_Set exercise_.
Reproduce the listing exactly and skip over any pictures.

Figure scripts

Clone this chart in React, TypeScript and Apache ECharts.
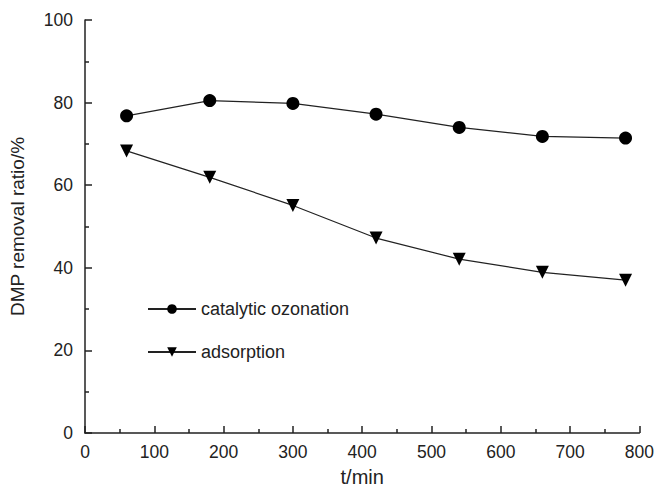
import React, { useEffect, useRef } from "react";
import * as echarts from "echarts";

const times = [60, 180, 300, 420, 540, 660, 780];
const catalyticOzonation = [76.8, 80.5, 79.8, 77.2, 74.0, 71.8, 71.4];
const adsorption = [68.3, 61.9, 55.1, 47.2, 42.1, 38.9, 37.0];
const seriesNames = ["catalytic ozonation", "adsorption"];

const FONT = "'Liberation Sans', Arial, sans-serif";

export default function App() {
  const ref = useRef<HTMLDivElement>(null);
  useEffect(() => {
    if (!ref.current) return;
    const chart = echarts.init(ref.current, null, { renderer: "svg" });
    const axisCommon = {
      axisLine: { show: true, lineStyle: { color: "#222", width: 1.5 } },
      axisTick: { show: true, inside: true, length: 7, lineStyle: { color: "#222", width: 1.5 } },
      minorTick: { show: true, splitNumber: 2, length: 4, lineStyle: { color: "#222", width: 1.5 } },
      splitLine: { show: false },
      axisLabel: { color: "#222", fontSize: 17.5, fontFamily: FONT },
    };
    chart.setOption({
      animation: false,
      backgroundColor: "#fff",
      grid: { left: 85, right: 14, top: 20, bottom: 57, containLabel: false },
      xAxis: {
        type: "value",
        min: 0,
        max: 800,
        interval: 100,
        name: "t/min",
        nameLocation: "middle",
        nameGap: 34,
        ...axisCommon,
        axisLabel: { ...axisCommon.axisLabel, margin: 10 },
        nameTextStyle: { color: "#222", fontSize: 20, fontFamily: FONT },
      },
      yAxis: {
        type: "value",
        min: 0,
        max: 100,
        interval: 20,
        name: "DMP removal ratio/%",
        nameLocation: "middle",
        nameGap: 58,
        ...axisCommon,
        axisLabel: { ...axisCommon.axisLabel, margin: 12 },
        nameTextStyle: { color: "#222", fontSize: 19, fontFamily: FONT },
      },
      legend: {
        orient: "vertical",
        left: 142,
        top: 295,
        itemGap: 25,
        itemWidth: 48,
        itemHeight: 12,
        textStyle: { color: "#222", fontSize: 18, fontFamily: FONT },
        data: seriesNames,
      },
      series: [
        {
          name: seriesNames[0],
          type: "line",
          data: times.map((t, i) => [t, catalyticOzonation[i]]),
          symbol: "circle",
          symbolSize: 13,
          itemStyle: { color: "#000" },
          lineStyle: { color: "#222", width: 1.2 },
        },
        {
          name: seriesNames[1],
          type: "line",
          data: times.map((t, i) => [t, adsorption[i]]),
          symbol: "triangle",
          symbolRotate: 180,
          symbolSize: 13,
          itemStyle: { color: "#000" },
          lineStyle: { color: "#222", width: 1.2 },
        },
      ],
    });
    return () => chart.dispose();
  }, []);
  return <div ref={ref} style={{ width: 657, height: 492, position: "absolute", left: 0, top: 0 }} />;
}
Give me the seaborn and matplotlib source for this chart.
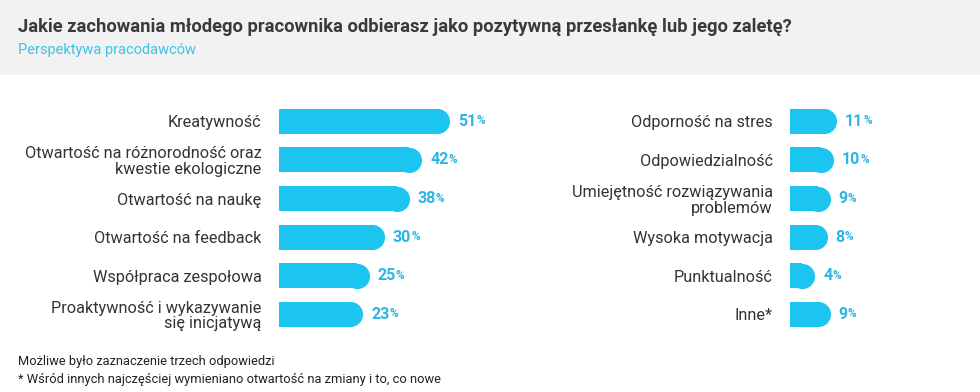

_The reply_.
Clone this chart in React, TypeScript and Apache ECharts.
import React, { useEffect, useRef } from "react";
import * as echarts from "echarts";

const times = [60, 180, 300, 420, 540, 660, 780];
const catalyticOzonation = [76.8, 80.5, 79.8, 77.2, 74.0, 71.8, 71.4];
const adsorption = [68.3, 61.9, 55.1, 47.2, 42.1, 38.9, 37.0];
const seriesNames = ["catalytic ozonation", "adsorption"];

const FONT = "'Liberation Sans', Arial, sans-serif";

export default function App() {
  const ref = useRef<HTMLDivElement>(null);
  useEffect(() => {
    if (!ref.current) return;
    const chart = echarts.init(ref.current, null, { renderer: "svg" });
    const axisCommon = {
      axisLine: { show: true, lineStyle: { color: "#222", width: 1.5 } },
      axisTick: { show: true, inside: true, length: 7, lineStyle: { color: "#222", width: 1.5 } },
      minorTick: { show: true, splitNumber: 2, length: 4, lineStyle: { color: "#222", width: 1.5 } },
      splitLine: { show: false },
      axisLabel: { color: "#222", fontSize: 17.5, fontFamily: FONT },
    };
    chart.setOption({
      animation: false,
      backgroundColor: "#fff",
      grid: { left: 85, right: 14, top: 20, bottom: 57, containLabel: false },
      xAxis: {
        type: "value",
        min: 0,
        max: 800,
        interval: 100,
        name: "t/min",
        nameLocation: "middle",
        nameGap: 34,
        ...axisCommon,
        axisLabel: { ...axisCommon.axisLabel, margin: 10 },
        nameTextStyle: { color: "#222", fontSize: 20, fontFamily: FONT },
      },
      yAxis: {
        type: "value",
        min: 0,
        max: 100,
        interval: 20,
        name: "DMP removal ratio/%",
        nameLocation: "middle",
        nameGap: 58,
        ...axisCommon,
        axisLabel: { ...axisCommon.axisLabel, margin: 12 },
        nameTextStyle: { color: "#222", fontSize: 19, fontFamily: FONT },
      },
      legend: {
        orient: "vertical",
        left: 142,
        top: 295,
        itemGap: 25,
        itemWidth: 48,
        itemHeight: 12,
        textStyle: { color: "#222", fontSize: 18, fontFamily: FONT },
        data: seriesNames,
      },
      series: [
        {
          name: seriesNames[0],
          type: "line",
          data: times.map((t, i) => [t, catalyticOzonation[i]]),
          symbol: "circle",
          symbolSize: 13,
          itemStyle: { color: "#000" },
          lineStyle: { color: "#222", width: 1.2 },
        },
        {
          name: seriesNames[1],
          type: "line",
          data: times.map((t, i) => [t, adsorption[i]]),
          symbol: "triangle",
          symbolRotate: 180,
          symbolSize: 13,
          itemStyle: { color: "#000" },
          lineStyle: { color: "#222", width: 1.2 },
        },
      ],
    });
    return () => chart.dispose();
  }, []);
  return <div ref={ref} style={{ width: 657, height: 492, position: "absolute", left: 0, top: 0 }} />;
}
Give me the seaborn and matplotlib source for this chart.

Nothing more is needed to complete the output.